Come and see! G-d made the world by a breath and by the breath of the mouths of those who study Torah it is preserved.
-Translated and annotated by Rahmiel-Hayyim Drizin
from the Zohar selection in Hok L’Yisrael
Based on Zohar Bereishit 47a
Chabad.org
It is common for us to try to understand God and who we are in Him, by studying the Bible as well as other learned texts. We read and we attend classes and we ask knowledgeable teachers our questions and attempt to touch the edge of great mysteries.
It is also common to pray and to reach out with our thoughts and feelings to God, calling across the bridge that stands between the earthly and the Divine in the hopes that we can reach Him and in some way, connect with something that is part of our Creator.
But for all that effort, and none of it is wasted, sharing something with God may be as simple as taking a deep breath, letting it out, and visualizing that light going in and out of us as the breath we share with God. His light fills us every time we take a breath, and He wills every beat of our heart.
We are alive because He is the Living God.
There will come a time, very soon, when we will be shown miracles so great, they will make the Ten Plagues and the splitting of the Red Sea appear as ordinary as nature itself.

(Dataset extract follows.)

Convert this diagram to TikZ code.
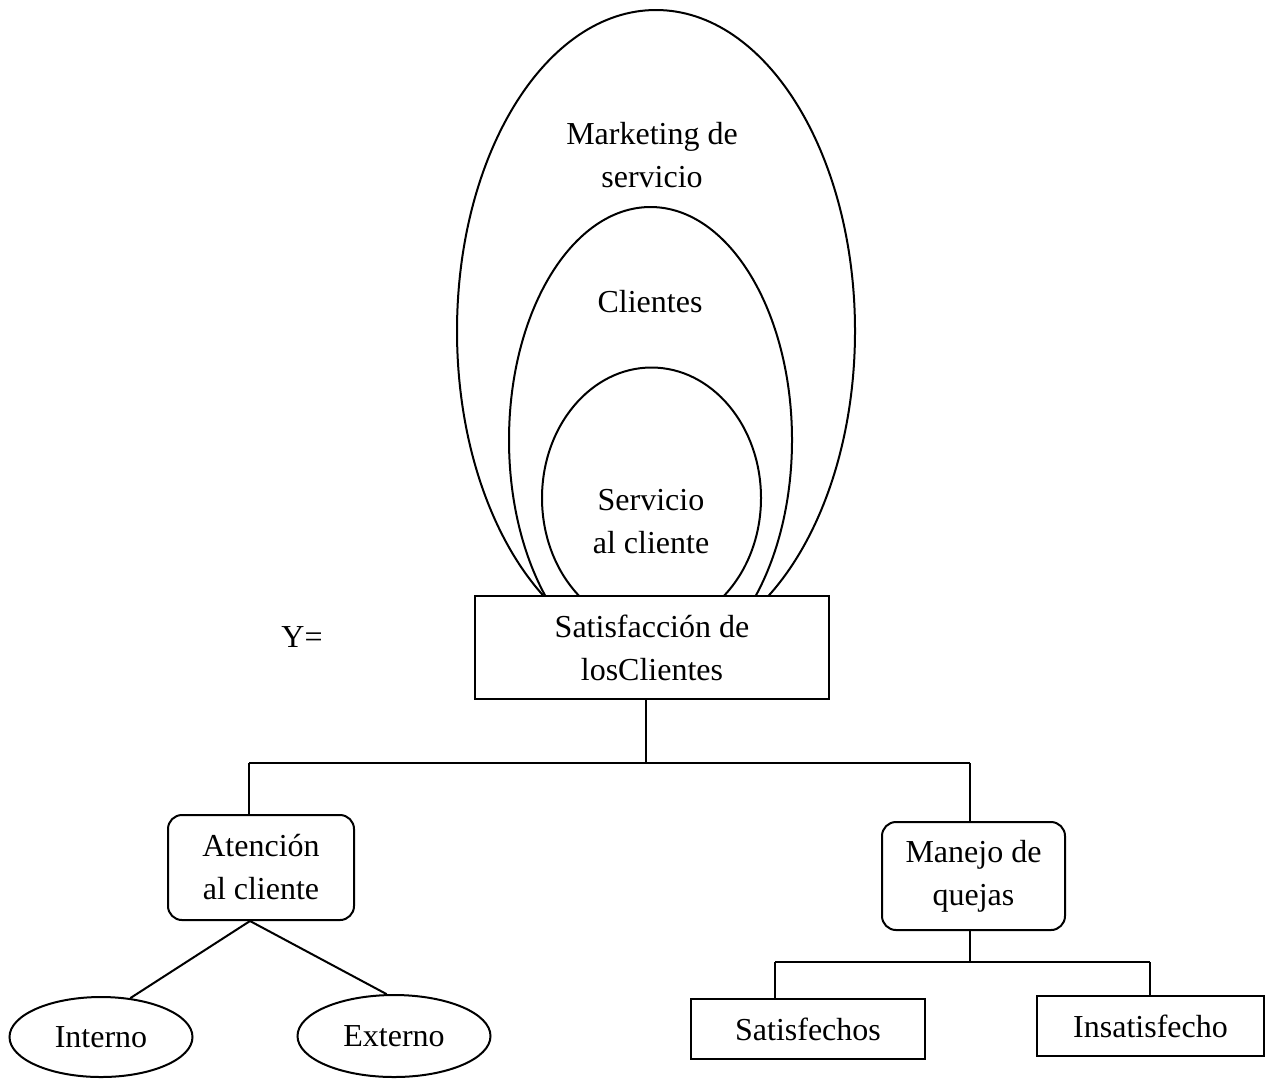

So great, no mind can begin to fathom them;
so powerful, they will transform the very fabric of our world, elevating it in a way that the wonders of the Exodus never did.For then, our eyes will be opened and granted the power to see the greatest of miracles: Those miracles that occur to us now, beneath our very noses, every day.
-Rabbi Tzvi Freeman
“Greater Miracles”
Based on letters and talks of the Rebbe
Rabbi M. M. Schneerson
Chabad.org
Every moment we’re alive, and each time we breathe in and breathe out, is a miracle.
Was it the Episode “Basics” with Tuvok and Sudor?
http://www.chakoteya.net/Voyager/222.htm
That was definitely one of them. Thanks for the link.